Anstelle der herkömmlichen sich drehenden Radarbalken werden Lufträume heute über statische zweidimensional auflösende Radar-Antennen, sog. Phased Array Radar-Antennen, überwacht. Die Unterscheidung der Richtung, aus der die Signale reflektiert werden, erfolgt durch die zeitliche Auflösung der Signale auf dem Array. Je kleiner der Einfallwinkel ist, desto höher ist die Zeitdifferenz der Signale, die an den verschiedenen Antennen-Patches ankommen. Typische Substratmaterialien für Patchantennen sind verschiedene PTFE-Alternativen.
Zylinderförmige Antennen mit spiralförmigen Leitern als Antennendipole, also Wendelantennen, haben eine ausgeprägte Richtwirkung. Neben dem Begriff Wendelantenne hat sich auch Helixantenne etabliert. Diese Richtantennen können auf Basis von Polyimid-Folien wirtschaftlich aufgebaut werden. Mehrere Wendelantennen lassen sich in Reihe oder in einem flachen Array parallel anordnen. Für diese Antennen sind mehrere Varianten entwickelt worden. Zum einen können die Anschlüsse je nach Verbindungstechnik zur Basisplatine mit Pins oder SMD-Lötflächen hergestellt werden. Zum anderen ist ein Abschluss des Zylinders mit einem ringförmigen Deckel mit Dipol-Abschlüssen möglich. Aber auch die Breite und die Richtung der Streifen können innerhalb einer Antenne variieren, um zusätzliche Effekte zu erzielen.

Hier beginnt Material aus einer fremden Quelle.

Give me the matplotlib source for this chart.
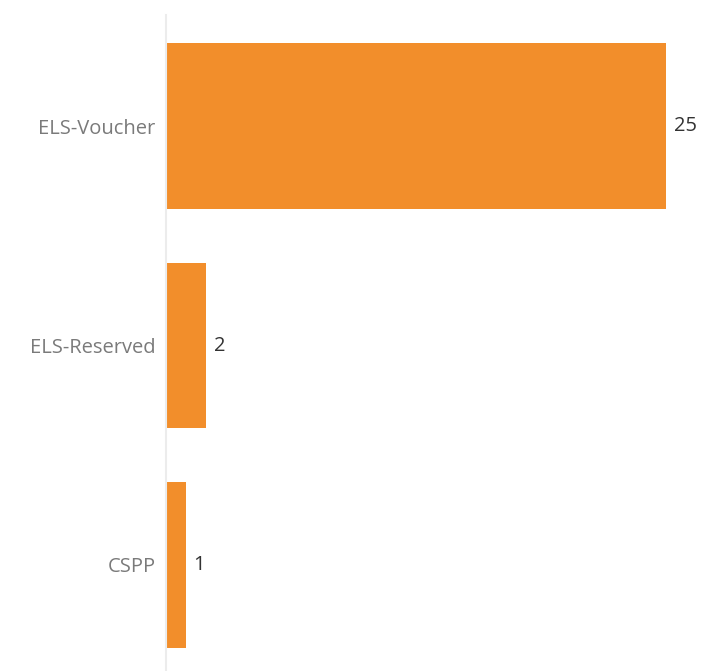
import matplotlib
matplotlib.use('Agg')
import matplotlib.pyplot as plt

categories = ['ELS-Voucher', 'ELS-Reserved', 'CSPP']
values = [25, 2, 1]

BAR_COLOR = '#F28E2B'

plt.rcParams['font.family'] = ['Open Sans', 'DejaVu Sans']

fig = plt.figure(figsize=(7.06, 6.71), dpi=100)
ax = fig.add_axes([166 / 706, 0, 540 / 706, 656 / 671])

pos = list(range(len(categories)))
ax.barh(pos, values, height=0.756, color=BAR_COLOR, zorder=2)

for p, v in zip(pos, values):
    ax.annotate(str(v), (v, p), xytext=(5.5, 0), textcoords='offset points',
                va='center', ha='left', fontsize=14.5, color='#333333')

ax.set_xlim(0, 27)
ax.set_ylim(2.483, -0.506)
ax.set_yticks(pos)
ax.set_yticklabels(categories, fontsize=14.5, color='#7a7a7a')
ax.tick_params(axis='y', length=0, pad=7.5)
ax.set_xticks([])

for s in ['top', 'right', 'bottom']:
    ax.spines[s].set_visible(False)
ax.spines['left'].set_color('#ececec')
ax.spines['left'].set_linestyle((0, (3, 1)))
ax.spines['left'].set_linewidth(1.5)

fig.savefig('out.png', dpi=100)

Hochfrequenztaugliche Spezialpolymere
Die früher aus mehreren Einzelebenen aufgebaute Leiterplatte Apertur gekoppelte MIMO und Phased-Array Patch-Antenne wird heute komplett als ein Teil gefertigt. Sie besteht aus einem Radom mit den Patches, einem Array von zwei senkrecht aufeinander stehenden Kopplern für die MIMO-Funktion sowie dem Einspeisenetzwerk auf einem PTFE-basierten HF-Substrat. Die Abstände werden durch einen Stack aus hochfrequenztauglichen Spezialpolymeren realisiert.

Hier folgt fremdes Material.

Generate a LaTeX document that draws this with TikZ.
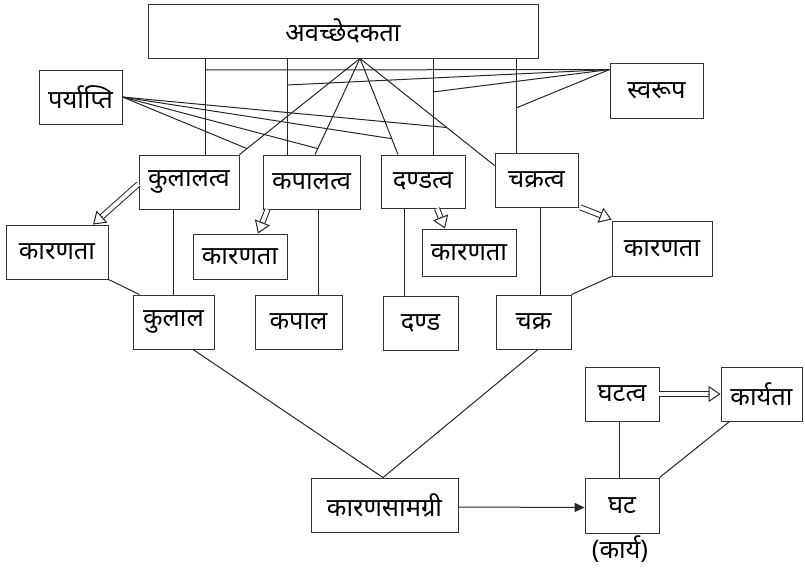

Im Gegensatz zur Funktechnik bis in den GHz-Bereich sind die Antennen für THz-Anwendungen so klein, dass sie nicht mehr wirtschaftlich in Leiterplattentechnik gefertigt werden können. Die Antennen werden in Halbleitertechnik gefertigt und sind Teil entsprechender Bauelemente, die gleichzeitig die Verstärkung und Aufbereitung der Signale übernehmen.Aufgrund der geringen Größe der Bauelemente ist gerade bei höherer Sendeleistung auch die Verlustleistungsdichte entsprechend hoch. Spezielle Heatsink-Konstruktionen kommen hierbei zum Einsatz, die die Wärme direkt von den Bauteilen in massives Kupfer ableiten. Die Zuleitung der Signale erfolgt über Ebenen von Hochfrequenzmaterial auf PTFE-Basis, die an die Heatsink-Plateaus für die Chips angepasst sind. Es lohnt sich also, neue Ideen auf Machbarkeit zu prüfen und damit den Weg für effiziente und schließlich erfolgreiche Systeme zu ebnen.